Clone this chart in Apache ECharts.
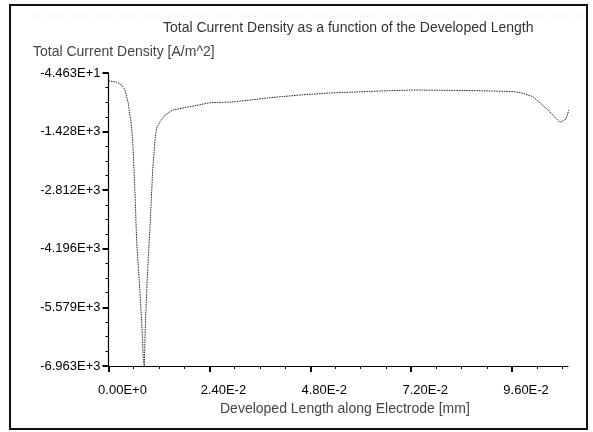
<!DOCTYPE html>
<html>
<head>
<meta charset="utf-8">
<script src="https://cdn.jsdelivr.net/npm/echarts@6/dist/echarts.min.js"></script>
<style>
html,body{margin:0;padding:0;background:#fff;}
#chart{width:593px;height:432px;}
</style>
</head>
<body>
<div id="chart"></div>
<script>
// Developed length along electrode [mm]
const lengthValues = [0.0000, 0.00178, 0.00314, 0.00392, 0.00471, 0.00528, 0.00576, 0.00630, 0.00671, 0.00749, 0.00804, 0.00828, 0.00852, 0.00875, 0.00923, 0.00987, 0.01051, 0.01106, 0.01146, 0.01225, 0.01344, 0.01534, 0.01939, 0.02414, 0.02961, 0.03770, 0.04555, 0.05269, 0.06458, 0.07243, 0.08599, 0.09622, 0.09860, 0.10097, 0.10430, 0.10739, 0.10882, 0.10953, 0.11025];
// Total current density [A/m^2]
const densityValues = [-226, -257, -328, -446, -760, -1154, -1626, -2878, -4058, -5239, -6183, -6821, -6963, -6042, -4861, -3681, -2335, -1626, -1343, -1194, -1036, -918, -840, -746, -729, -635, -564, -517, -470, -446, -458, -481, -524, -604, -895, -1213, -1131, -918, -635];

const xTickValues = [0, 0.024, 0.048, 0.072, 0.096];
const xTickLabels = ['0.00E+0', '2.40E-2', '4.80E-2', '7.20E-2', '9.60E-2'];
const yTickValues = [-44.63, -1428, -2812, -4196, -5579, -6963];
const yTickLabels = ['-4.463E+1', '-1.428E+3', '-2.812E+3', '-4.196E+3', '-5.579E+3', '-6.963E+3'];

const xMin = 0, xMax = 0.1093;
const yMin = -6963, yMax = -44.63;

const titleText = 'Total Current Density as a function of the Developed Length';
const yName = 'Total Current Density [A/m^2]';
const xName = 'Developed Length along Electrode [mm]';

// minor tick positions: 4 subdivisions between majors
function minorTicks(majors, lo, hi) {
  const out = [];
  const sub = Math.abs(majors[1] - majors[0]) / 4;
  const mn = Math.min.apply(null, majors), mx = Math.max.apply(null, majors);
  for (let v = mn - 4 * sub; v <= mx + 4 * sub + 1e-12; v += sub) {
    if (v >= Math.min(lo, hi) - 1e-9 && v <= Math.max(lo, hi) + 1e-9) out.push(v);
  }
  return out;
}
const xMinor = minorTicks(xTickValues, xMin, xMax);
const yMinor = minorTicks(yTickValues.slice().sort((a,b)=>a-b), yMin, yMax);

function nearestLabel(vals, labels, v) {
  let best = 0, bd = Infinity;
  vals.forEach((t, i) => { const d = Math.abs(t - v); if (d < bd) { bd = d; best = i; } });
  return labels[best];
}

const seriesData = lengthValues.map((x, i) => [x, densityValues[i]]);

const FONT = '"Liberation Sans", Arial, sans-serif';
const chart = echarts.init(document.getElementById('chart'), null, {renderer: 'canvas'});
chart.setOption({
  animation: false,
  backgroundColor: '#fff',
  title: [
    {text: titleText, left: 163, top: 21, padding: 0, textStyle: {fontFamily: FONT, fontSize: 14, fontWeight: 'normal', color: '#333'}},
    {text: yName, left: 33, top: 45, padding: 0, textStyle: {fontFamily: FONT, fontSize: 14, fontWeight: 'normal', color: '#444'}},
    {text: xName, left: 220, top: 402, padding: 0, textStyle: {fontFamily: FONT, fontSize: 14, fontWeight: 'normal', color: '#444'}}
  ],
  graphic: [
    {type: 'rect', shape: {x: 10, y: 5, width: 577, height: 424}, style: {fill: 'none', stroke: '#111', lineWidth: 2}, silent: true},
    {type: 'line', shape: {x1: 33, y1: 16, x2: 585, y2: 16}, style: {stroke: '#d8d8d8', lineWidth: 1, lineDash: [1, 2]}, silent: true}
  ],
  grid: {left: 108.5, right: 25, top: 73, bottom: 66, containLabel: false},
  xAxis: [
    {
      type: 'value', min: xMin, max: xMax, position: 'bottom',
      axisLine: {show: true, onZero: false, lineStyle: {color: '#000', width: 1.2}},
      axisTick: {show: true, inside: false, length: 6, customValues: xTickValues, lineStyle: {color: '#000', width: 2}},
      axisLabel: {show: true, customValues: xTickValues, margin: 18, padding: [0, 0, 0, 28], fontFamily: FONT, fontSize: 13, color: '#000',
        formatter: v => nearestLabel(xTickValues, xTickLabels, v)},
      splitLine: {show: false}
    },
    {
      type: 'value', min: xMin, max: xMax, position: 'bottom',
      axisLine: {show: false},
      axisTick: {show: true, inside: false, length: 3, customValues: xMinor, lineStyle: {color: '#000', width: 1}},
      axisLabel: {show: false},
      splitLine: {show: false}
    }
  ],
  yAxis: [
    {
      type: 'value', min: yMin, max: yMax, position: 'left',
      axisLine: {show: true, onZero: false, lineStyle: {color: '#000', width: 1.2}},
      axisTick: {show: true, inside: false, length: 6, customValues: yTickValues, lineStyle: {color: '#000', width: 2}},
      axisLabel: {show: true, customValues: yTickValues, margin: 8, fontFamily: FONT, fontSize: 13, color: '#000',
        formatter: v => nearestLabel(yTickValues, yTickLabels, v)},
      splitLine: {show: false}
    },
    {
      type: 'value', min: yMin, max: yMax, position: 'left',
      axisLine: {show: false},
      axisTick: {show: true, inside: false, length: 3, customValues: yMinor, lineStyle: {color: '#000', width: 1}},
      axisLabel: {show: false},
      splitLine: {show: false}
    }
  ],
  series: [{
    type: 'line',
    data: seriesData,
    xAxisIndex: 0, yAxisIndex: 0,
    showSymbol: false,
    clip: false,
    lineStyle: {color: '#222', width: 1, type: [1.5, 1]}
  }]
});
</script>
</body>
</html>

_SHORT PROBLEM_:
Output the material word for word, omitting its pictures.

_CORRECT RESPONSE_:
Clone this chart in Apache ECharts.
<!DOCTYPE html>
<html>
<head>
<meta charset="utf-8">
<script src="https://cdn.jsdelivr.net/npm/echarts@6/dist/echarts.min.js"></script>
<style>
html,body{margin:0;padding:0;background:#fff;}
#chart{width:593px;height:432px;}
</style>
</head>
<body>
<div id="chart"></div>
<script>
// Developed length along electrode [mm]
const lengthValues = [0.0000, 0.00178, 0.00314, 0.00392, 0.00471, 0.00528, 0.00576, 0.00630, 0.00671, 0.00749, 0.00804, 0.00828, 0.00852, 0.00875, 0.00923, 0.00987, 0.01051, 0.01106, 0.01146, 0.01225, 0.01344, 0.01534, 0.01939, 0.02414, 0.02961, 0.03770, 0.04555, 0.05269, 0.06458, 0.07243, 0.08599, 0.09622, 0.09860, 0.10097, 0.10430, 0.10739, 0.10882, 0.10953, 0.11025];
// Total current density [A/m^2]
const densityValues = [-226, -257, -328, -446, -760, -1154, -1626, -2878, -4058, -5239, -6183, -6821, -6963, -6042, -4861, -3681, -2335, -1626, -1343, -1194, -1036, -918, -840, -746, -729, -635, -564, -517, -470, -446, -458, -481, -524, -604, -895, -1213, -1131, -918, -635];

const xTickValues = [0, 0.024, 0.048, 0.072, 0.096];
const xTickLabels = ['0.00E+0', '2.40E-2', '4.80E-2', '7.20E-2', '9.60E-2'];
const yTickValues = [-44.63, -1428, -2812, -4196, -5579, -6963];
const yTickLabels = ['-4.463E+1', '-1.428E+3', '-2.812E+3', '-4.196E+3', '-5.579E+3', '-6.963E+3'];

const xMin = 0, xMax = 0.1093;
const yMin = -6963, yMax = -44.63;

const titleText = 'Total Current Density as a function of the Developed Length';
const yName = 'Total Current Density [A/m^2]';
const xName = 'Developed Length along Electrode [mm]';

// minor tick positions: 4 subdivisions between majors
function minorTicks(majors, lo, hi) {
  const out = [];
  const sub = Math.abs(majors[1] - majors[0]) / 4;
  const mn = Math.min.apply(null, majors), mx = Math.max.apply(null, majors);
  for (let v = mn - 4 * sub; v <= mx + 4 * sub + 1e-12; v += sub) {
    if (v >= Math.min(lo, hi) - 1e-9 && v <= Math.max(lo, hi) + 1e-9) out.push(v);
  }
  return out;
}
const xMinor = minorTicks(xTickValues, xMin, xMax);
const yMinor = minorTicks(yTickValues.slice().sort((a,b)=>a-b), yMin, yMax);

function nearestLabel(vals, labels, v) {
  let best = 0, bd = Infinity;
  vals.forEach((t, i) => { const d = Math.abs(t - v); if (d < bd) { bd = d; best = i; } });
  return labels[best];
}

const seriesData = lengthValues.map((x, i) => [x, densityValues[i]]);

const FONT = '"Liberation Sans", Arial, sans-serif';
const chart = echarts.init(document.getElementById('chart'), null, {renderer: 'canvas'});
chart.setOption({
  animation: false,
  backgroundColor: '#fff',
  title: [
    {text: titleText, left: 163, top: 21, padding: 0, textStyle: {fontFamily: FONT, fontSize: 14, fontWeight: 'normal', color: '#333'}},
    {text: yName, left: 33, top: 45, padding: 0, textStyle: {fontFamily: FONT, fontSize: 14, fontWeight: 'normal', color: '#444'}},
    {text: xName, left: 220, top: 402, padding: 0, textStyle: {fontFamily: FONT, fontSize: 14, fontWeight: 'normal', color: '#444'}}
  ],
  graphic: [
    {type: 'rect', shape: {x: 10, y: 5, width: 577, height: 424}, style: {fill: 'none', stroke: '#111', lineWidth: 2}, silent: true},
    {type: 'line', shape: {x1: 33, y1: 16, x2: 585, y2: 16}, style: {stroke: '#d8d8d8', lineWidth: 1, lineDash: [1, 2]}, silent: true}
  ],
  grid: {left: 108.5, right: 25, top: 73, bottom: 66, containLabel: false},
  xAxis: [
    {
      type: 'value', min: xMin, max: xMax, position: 'bottom',
      axisLine: {show: true, onZero: false, lineStyle: {color: '#000', width: 1.2}},
      axisTick: {show: true, inside: false, length: 6, customValues: xTickValues, lineStyle: {color: '#000', width: 2}},
      axisLabel: {show: true, customValues: xTickValues, margin: 18, padding: [0, 0, 0, 28], fontFamily: FONT, fontSize: 13, color: '#000',
        formatter: v => nearestLabel(xTickValues, xTickLabels, v)},
      splitLine: {show: false}
    },
    {
      type: 'value', min: xMin, max: xMax, position: 'bottom',
      axisLine: {show: false},
      axisTick: {show: true, inside: false, length: 3, customValues: xMinor, lineStyle: {color: '#000', width: 1}},
      axisLabel: {show: false},
      splitLine: {show: false}
    }
  ],
  yAxis: [
    {
      type: 'value', min: yMin, max: yMax, position: 'left',
      axisLine: {show: true, onZero: false, lineStyle: {color: '#000', width: 1.2}},
      axisTick: {show: true, inside: false, length: 6, customValues: yTickValues, lineStyle: {color: '#000', width: 2}},
      axisLabel: {show: true, customValues: yTickValues, margin: 8, fontFamily: FONT, fontSize: 13, color: '#000',
        formatter: v => nearestLabel(yTickValues, yTickLabels, v)},
      splitLine: {show: false}
    },
    {
      type: 'value', min: yMin, max: yMax, position: 'left',
      axisLine: {show: false},
      axisTick: {show: true, inside: false, length: 3, customValues: yMinor, lineStyle: {color: '#000', width: 1}},
      axisLabel: {show: false},
      splitLine: {show: false}
    }
  ],
  series: [{
    type: 'line',
    data: seriesData,
    xAxisIndex: 0, yAxisIndex: 0,
    showSymbol: false,
    clip: false,
    lineStyle: {color: '#222', width: 1, type: [1.5, 1]}
  }]
});
</script>
</body>
</html>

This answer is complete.